• Written task
Without the pictures, output the lines of the material from the very first through the one that holds "import * as d3 from 'd3';".

>> begin Raw data

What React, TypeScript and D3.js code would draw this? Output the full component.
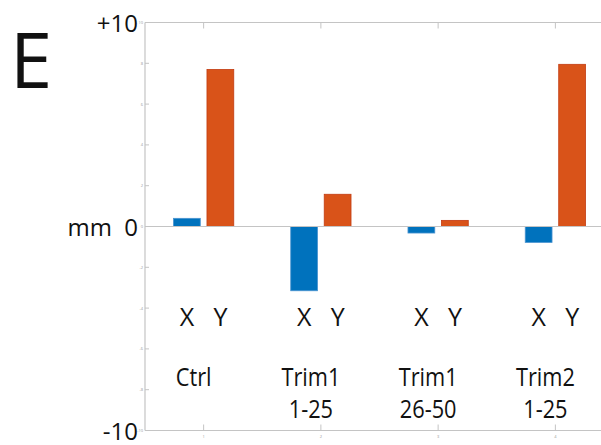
import * as d3 from 'd3';

// values (mm)
const categories = [['Ctrl'], ['Trim1', '1-25'], ['Trim1', '26-50'], ['Trim2', '1-25']];
const seriesNames = ['X', 'Y'];
const xValues = [0.4, -3.15, -0.32, -0.78];
const yValues = [7.7, 1.58, 0.3, 7.95];
const yTicks = [-10, -8, -6, -4, -2, 0, 2, 4, 6, 8, 10];
const colors = ['#0072BD', '#D95319'];
const strokes = ['#4a93d0', '#c23c12'];

const W = 601;
const H = 445;
const font = '"Open Sans", "Noto Sans", sans-serif';

export default function App() {
  const x = d3.scaleLinear().domain([0.5, 4.5]).range([145, 614]);
  const y = d3.scaleLinear().domain([-10, 10]).range([430.5, 22.5]);
  const grey = '#c4c4c4';

  // matlab style grouped bars
  const offsets = [-0.1428, 0.1428];
  const barW = 0.2286;
  const bars = [xValues, yValues].flatMap((vals, s) =>
    vals.map((v, i) => ({ s, i, v, cx: i + 1 + offsets[s] }))
  );

  return (
    <svg width={W} height={H} style={{ position: 'absolute', left: 0, top: 0, background: '#fff' }}>
      {/* panel letter */}
      <text x={10} y={88} fontFamily={font} fontSize={76} fill="#111">E</text>

      {/* axes frame */}
      <line x1={x(0.5)} x2={W} y1={y(10)} y2={y(10)} stroke={grey} strokeWidth={1.2} />
      <line x1={x(0.5)} x2={W} y1={y(-10)} y2={y(-10)} stroke={grey} strokeWidth={1.2} />
      <line x1={x(0.5)} x2={x(0.5)} y1={y(10)} y2={y(-10)} stroke={grey} strokeWidth={1.2} />

      {/* y ticks */}
      {yTicks.map(t => (
        <g key={t}>
          <line x1={x(0.5)} x2={x(0.5) + 4} y1={y(t)} y2={y(t)} stroke={grey} />
          <text x={x(0.5) - 2} y={y(t) + 1.5} fontSize={4} fill="#999" textAnchor="end" fontFamily={font}>{t}</text>
        </g>
      ))}

      {/* x ticks top and bottom */}
      {categories.map((_, i) => (
        <g key={i}>
          <line x1={x(i + 1)} x2={x(i + 1)} y1={y(10)} y2={y(10) + 6} stroke={grey} />
          <line x1={x(i + 1)} x2={x(i + 1)} y1={y(-10)} y2={y(-10) - 6} stroke={grey} />
          <text x={x(i + 1)} y={y(-10) + 7} fontSize={4} fill="#999" textAnchor="middle" fontFamily={font}>{i + 1}</text>
        </g>
      ))}

      {/* bars */}
      {bars.map(b => {
        const x0 = x(b.cx - barW / 2);
        const x1 = x(b.cx + barW / 2);
        return (
          <rect key={`${b.s}-${b.i}`} x={x0} width={x1 - x0}
            y={y(Math.max(0, b.v))} height={Math.abs(y(b.v) - y(0))}
            fill={colors[b.s]} stroke={strokes[b.s]} strokeWidth={0.8} />
        );
      })}

      {/* zero line */}
      <line x1={x(0.5)} x2={W} y1={y(0)} y2={y(0)} stroke={grey} strokeWidth={1.2} />

      {/* y labels */}
      <g fontFamily={font} fontSize={24} fill="#111" textAnchor="end">
        <text x={138} y={y(10) + 9}>+10</text>
        <text x={138} y={y(0) + 9}>0</text>
        <text x={112} y={y(0) + 9}>mm</text>
        <text x={138} y={y(-10) + 9}>-10</text>
      </g>

      {/* series letters under each bar */}
      <g fontFamily={font} fontSize={25} fill="#111" textAnchor="middle">
        {bars.map(b => (
          <text key={`l${b.s}-${b.i}`} x={x(b.cx)} y={326}>{seriesNames[b.s]}</text>
        ))}
      </g>

      {/* category names, narrowed a bit like the original font */}
      <g fontFamily={font} fontSize={25} fill="#111" textAnchor="middle">
        {categories.flatMap((lines, i) =>
          lines.map((l, j) => (
            <text key={`${i}-${j}`} transform={`translate(${x(i + 1) - 10},${386 + j * 32}) scale(0.87,1)`}>{l}</text>
          ))
        )}
      </g>
    </svg>
  );
}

>> end Raw data

• Exercise result
What React, TypeScript and D3.js code would draw this? Output the full component.
import * as d3 from 'd3';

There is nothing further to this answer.